Member of the Nova Scotia House of Assembly for Pictou County
- In office July 27, 1920 – June 24, 1925

Judge of the County Court of Nova Scotia
- In office June 29, 1939 – January 1964

Personal details
- Born: July 23, 1890 Pictou, Nova Scotia
- Died: October 10, 1976 (aged 86) Pictou, Nova Scotia
- Party: Liberal
- Spouse: Mary Blanche Graham
- Parent: Edward Mortimer Macdonald (father);
- Alma mater: University of Toronto (BA); Dalhousie University (LLB)
- Occupation: barrister, politician, judge

= John Welsford Macdonald =

Canadian politician and judge from Nova Scotia (1890–1976)

John Welsford Macdonald (July 23, 1890 – October 10, 1976) was a barrister, judge, and political figure in Nova Scotia, Canada. He represented Pictou County in the Nova Scotia House of Assembly from 1920 to 1925 as a Liberal member.

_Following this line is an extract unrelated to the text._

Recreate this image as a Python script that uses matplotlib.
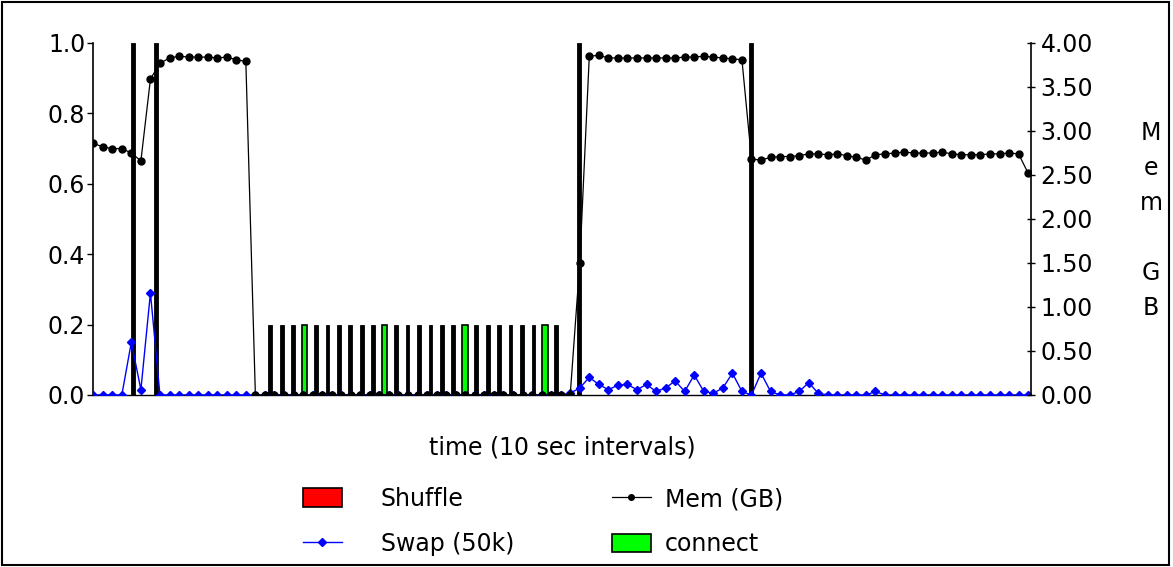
import matplotlib
matplotlib.use("Agg")
import matplotlib.pyplot as plt
import numpy as np
from matplotlib.patches import Patch, Rectangle
from matplotlib.lines import Line2D

# bar slots (category axis, 82 slots)
n_slots = 82
shuffle_slots = [3, 5, 42, 57]
shuffle_height = [1.0, 1.0, 1.0, 1.0]
short_slots = [15, 16, 17, 19, 20, 21, 22, 23, 24, 26, 27, 28, 29, 30, 31,
               33, 34, 35, 36, 37, 38, 40]
short_height = [0.2] * len(short_slots)
connect_slots = [18, 25, 32, 39]
connect_height = [0.2, 0.2, 0.2, 0.2]

# line series, one sample per 10 sec interval
mem_gb = [2.86, 2.82, 2.80, 2.80, 2.75, 2.66, 3.59, 3.77, 3.83, 3.85,
          3.84, 3.84, 3.84, 3.83, 3.84, 3.81, 3.79, 0.0, 0.0, 0.0,
          0.0, 0.0, 0.0, 0.0, 0.0, 0.0, 0.0, 0.0, 0.0, 0.0,
          0.0, 0.0, 0.0, 0.0, 0.0, 0.0, 0.0, 0.0, 0.0, 0.0,
          0.0, 0.0, 0.0, 0.0, 0.0, 0.0, 0.0, 0.0, 0.0, 0.0,
          0.0, 1.50, 3.85, 3.86, 3.83, 3.83, 3.83, 3.83, 3.83, 3.83,
          3.83, 3.83, 3.84, 3.84, 3.85, 3.84, 3.83, 3.82, 3.81, 2.68,
          2.67, 2.70, 2.71, 2.71, 2.72, 2.74, 2.74, 2.73, 2.74, 2.72,
          2.70, 2.67, 2.73, 2.74, 2.75, 2.76, 2.75, 2.75, 2.75, 2.76,
          2.74, 2.73, 2.73, 2.73, 2.74, 2.74, 2.75, 2.74, 2.52]
swap = [0.0, 0.0, 0.0, 0.0, 0.15, 0.015, 0.29, 0.0, 0.0, 0.0,
        0.0, 0.0, 0.0, 0.0, 0.0, 0.0, 0.0, 0.0, 0.0, 0.0,
        0.0, 0.0, 0.0, 0.0, 0.0, 0.0, 0.0, 0.0, 0.0, 0.0,
        0.0, 0.0, 0.0, 0.0, 0.0, 0.0, 0.0, 0.0, 0.0, 0.0,
        0.0, 0.0, 0.0, 0.0, 0.0, 0.0, 0.0, 0.0, 0.0, 0.0,
        0.005, 0.02, 0.05, 0.03, 0.015, 0.028, 0.03, 0.015, 0.03, 0.01,
        0.02, 0.04, 0.01, 0.057, 0.01, 0.005, 0.02, 0.062, 0.01, 0.0,
        0.062, 0.01, 0.0, 0.0, 0.01, 0.035, 0.005, 0.0, 0.0, 0.0,
        0.0, 0.0, 0.01, 0.0, 0.0, 0.0, 0.0, 0.0, 0.0, 0.0,
        0.0, 0.0, 0.0, 0.0, 0.0, 0.0, 0.0, 0.0, 0.0]

left_ticks = [0.0, 0.2, 0.4, 0.6, 0.8, 1.0]
right_ticks = [0.0, 0.5, 1.0, 1.5, 2.0, 2.5, 3.0, 3.5, 4.0]

plt.rcParams['font.family'] = ['DejaVu Sans']
fs = 17

W, H = 1173, 567
fig = plt.figure(figsize=(W / 100, H / 100), dpi=100)
fig.patch.set_facecolor('white')
fig.add_artist(Rectangle((0.002, 0.003), 0.995, 0.994, transform=fig.transFigure,
                         fill=False, edgecolor='black', linewidth=1.5))

l, r, b, t = 93 / W, 1031 / W, 1 - 395 / H, 1 - 43 / H
ax = fig.add_axes([l, b, r - l, t - b])
ax.bar(shuffle_slots, shuffle_height, width=0.36, color='black', edgecolor='black', linewidth=0.6)
ax.bar(short_slots, short_height, width=0.33, color='black', edgecolor='black', linewidth=0.6)
ax.bar(connect_slots, connect_height, width=0.48, color='#00ff00', edgecolor='black', linewidth=1.2)
ax.set_xlim(-0.5, n_slots - 0.5)
ax.set_ylim(0, 1.0)
ax.set_xticks([])
ax.set_yticks(left_ticks)
ax.set_yticklabels(['%.1f' % v for v in left_ticks], fontsize=fs)
ax.tick_params(axis='y', direction='out', length=4.5, width=1, pad=1)
for s in ['top', 'right']:
    ax.spines[s].set_visible(False)
ax.spines['left'].set_linewidth(1.2)
ax.spines['bottom'].set_linewidth(1.0)

ax_t = ax.twiny()
xs = np.arange(len(swap))
ax_t.plot(xs, swap, color='#0000ff', linewidth=1.0, marker='D', markersize=4.2)
ax_t.set_xlim(-0.02, 98.3)
ax_t.xaxis.set_visible(False)
for s in ax_t.spines.values():
    s.set_visible(False)

ax_m = ax_t.twinx()
ax_m.plot(np.arange(len(mem_gb)), mem_gb, color='black', linewidth=0.9, marker='o', markersize=5)
ax_m.set_ylim(0, 4.0)
ax_m.set_yticks(right_ticks)
ax_m.set_yticklabels(['%.2f' % v for v in right_ticks], fontsize=fs)
ax_m.tick_params(axis='y', direction='inout', length=6, width=1, pad=4)
for s in ['top', 'left', 'bottom']:
    ax_m.spines[s].set_visible(False)
ax_m.spines['right'].set_linewidth(1.2)

fig.text(562 / W, 1 - 447 / H, 'time (10 sec intervals)', ha='center', va='center', fontsize=fs)

for ch, yp in zip(['M', 'e', 'm', 'G', 'B'], [133, 168, 203, 273, 308]):
    fig.text(1151 / W, 1 - yp / H, ch, ha='center', va='center', fontsize=fs)

leg_kw = dict(loc='upper left', frameon=False, fontsize=fs, borderpad=0, borderaxespad=0,
              handlelength=1.65, handleheight=0.85, labelspacing=0.9)
col1 = [Patch(facecolor='red', edgecolor='black', linewidth=1.2),
        Line2D([], [], color='#0000ff', linewidth=1.0, marker='D', markersize=4.2)]
col2 = [Line2D([], [], color='black', linewidth=0.9, marker='o', markersize=4),
        Patch(facecolor='#00ff00', edgecolor='black', linewidth=1.2)]
fig.legend(col1, ['Shuffle', 'Swap (50k)'], bbox_to_anchor=(303 / W, 1 - 487 / H),
           handletextpad=1.65, **leg_kw)
fig.legend(col2, ['Mem (GB)', 'connect'], bbox_to_anchor=(612 / W, 1 - 487 / H),
           handletextpad=0.6, **leg_kw)

fig.savefig('out.png', dpi=100)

Macdonald was born in 1890 at Pictou, Nova Scotia to Edward Mortimer Macdonald and Edith Lilian Ives. He was educated at Pictou Academy, the University of Toronto completing a Bachelor of Arts in 1911, and Dalhousie University completing a Bachelor of Law in 1914. Macdonald was appointed King's Counsel in 1925. He married Mary Blanche Graham on December 17, 1924. During the First World War, he served overseas with the Canadian Expeditionary Force as a major in the 85th, the Nova Scotia Highlanders (193rd), and 185th Battalions. He was wounded at the Battle of Amiens, and was awarded the Military Cross. In 1931, he served as colonel of the 18th Infantry Brigade. Macdonald was appointed judge of the County Court for District 5 on June 29, 1939, serving until January 1964. He died in 1976 at Pictou, Nova Scotia.

He was elected in the 1920 Nova Scotia general election but was unsuccessful in the 1925 Nova Scotia general election.